Ex-House Speaker Black Expected to be Sentenced Today
Posted July 11, 2007
Raleigh, N.C. — On Wednesday, former House Speaker Jim Black will learn the price for public corruption.
The 72-year-old Mecklenburg County Democrat is expected to be sentenced in federal court for accepting more than $25,000 from chiropractors in exchange for backing legislation favorable to the industry.
The former lawmaker faces a maximum of 10 years in prison, but his attorneys are asking U.S. District Court Judge Terrence Boyle to consider allowing Black to serve community service instead of spending time in prison.
Black, who is an optrometrist, would offer free eye exams for needy children. Sen. Neal Hunt, R-Wake, said that would be a practical sentence.
"He's not a threat to society. He's being punished. It's house arrest. He's helping this state. I can't see why not do it," he said.
Former political consultant Joe Sinsheimer expects Black to get a prison sentence and not simply community service.
"The idea Jim Black would escape prison time is ridiculous and quite frankly, if it happened, would set a terrible double standard," he said.
In federal court, prosecutors presented evidence in February showing Black accepted a total of about $25,000 in cash on four occasions between February 2002 and December 2005 from three chiropractors as a "reward" for his efforts in state government. Black and the chiropractors met twice in restaurant bathrooms to make the cash transfers.

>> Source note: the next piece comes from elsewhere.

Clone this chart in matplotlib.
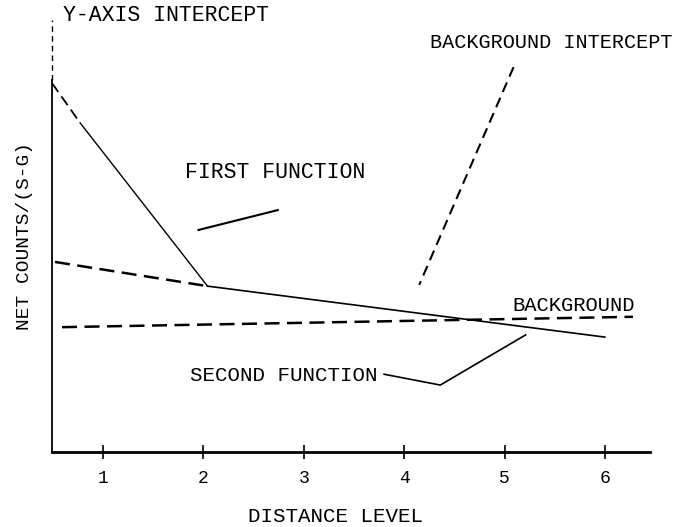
import matplotlib.pyplot as plt

# =====================================================
# DATA (distance level vs net counts, arbitrary y units)
# =====================================================
levels = [1, 2, 3, 4, 5, 6]

# first function: steep part, dashed near the y-axis intercept
first_dash_x = [0.49, 0.77]
first_dash_y = [8.54, 7.62]
first_x = [0.77, 2.04]
first_y = [7.62, 3.84]

# second function (solid) and its extrapolation back to the y-axis (dashed)
second_x = [2.04, 6.00]
second_y = [3.84, 2.66]
second_ext_x = [0.52, 2.04]
second_ext_y = [4.40, 3.84]

# background level
bg_x = [0.59, 6.28]
bg_y = [2.89, 3.13]

# leader lines for the labels
bg_int_x = [5.09, 4.15]
bg_int_y = [8.91, 3.87]
first_lead_x = [1.95, 2.74]
first_lead_y = [5.14, 5.60]
second_lead_x = [3.80, 4.36, 5.21]
second_lead_y = [1.80, 1.55, 2.71]

# y-axis (solid part + dashed part up to the label)
yaxis_solid = [0.0, 8.61]
yaxis_dash = [8.61, 10.0]

# =====================================================
# PLOT
# =====================================================
font = 'Liberation Mono'
fig = plt.figure(figsize=(6.85, 5.27), dpi=100)
ax = fig.add_axes([0.0759, 0.1423, 0.873, 0.8197])
ax.set_xlim(0.49, 6.45)
ax.set_ylim(0, 10)

dash = (6, 3)

ax.plot(first_dash_x, first_dash_y, color='black', lw=1.3, dashes=dash)
ax.plot(first_x, first_y, color='black', lw=1.0)
ax.plot(second_x, second_y, color='black', lw=1.2)
ax.plot(second_ext_x, second_ext_y, color='black', lw=1.8, dashes=dash)
ax.plot(bg_x, bg_y, color='black', lw=1.8, dashes=dash)
ax.plot(bg_int_x, bg_int_y, color='black', lw=1.5, dashes=(5, 3))
ax.plot(first_lead_x, first_lead_y, color='black', lw=1.5)
ax.plot(second_lead_x, second_lead_y, color='black', lw=1.2)

# y-axis drawn by hand
ax.plot([0.49, 0.49], yaxis_solid, color='black', lw=1.3, clip_on=False)
ax.plot([0.49, 0.49], yaxis_dash, color='black', lw=1.0, dashes=(4, 3), clip_on=False)

# labels on the chart
txt = dict(family=font, color='black', va='center', ha='left')
ax.text(0.60, 10.1, 'Y-AXIS INTERCEPT', fontsize=15.5, clip_on=False, **txt)
ax.text(4.26, 9.47, 'BACKGROUND INTERCEPT', fontsize=14.5, **txt)
ax.text(1.82, 6.46, 'FIRST FUNCTION', fontsize=15.5, **txt)
ax.text(1.87, 1.78, 'SECOND FUNCTION', fontsize=15, **txt)
ax.text(5.08, 3.40, 'BACKGROUND', fontsize=14.8, **txt)

# axes styling
for s in ['top', 'right', 'left']:
    ax.spines[s].set_visible(False)
ax.spines['bottom'].set_linewidth(2)
ax.set_yticks([])
ax.set_xticks(levels)
ax.set_xticklabels([str(v) for v in levels], family=font, fontsize=13)
ax.tick_params(axis='x', direction='inout', length=10, width=1.2, pad=8)

fig.text(335 / 685, 1 - 517 / 527, 'DISTANCE LEVEL', family=font, fontsize=15,
         ha='center', va='center')
ax.set_ylabel('NET COUNTS/(S-G)', family=font, fontsize=14, labelpad=14)

plt.savefig('out.png', dpi=100)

In court documents, Assistant U.S. Attorney John Bruce and Dennis Duffy told Boyle that Black should not get a light sentence because he provided little help when questioned by federal investigators and might have been less than honest.
They also alleged Black received a $500,000 check from a lobbyist in June 2000 that was deposited directly into his campaign account. Black then wrote a check from his campaign account for the same amount back to the lobbyist. But shortly thereafter, Black made another $500,000 deposit into his campaign account and reported it in campaign filings as a personal loan.
Several of Black's associates who have been the subject of investigations have already been convicted. Former political ally Scott Edwards pleaded guilty to obstruction of justice. Former lottery commissioner Kevin Geddings, who was appointed by Black, is serving four years in federal prison for trying to hide his financial ties to a lottery company.
Former lawmaker Michael Decker was sentenced to four years after he admitted he accepted a bribe to switch parties which kept Black in power as House Speaker. Meredith Norris, Black's former political director, was found guilty of violating state lobbying laws last year.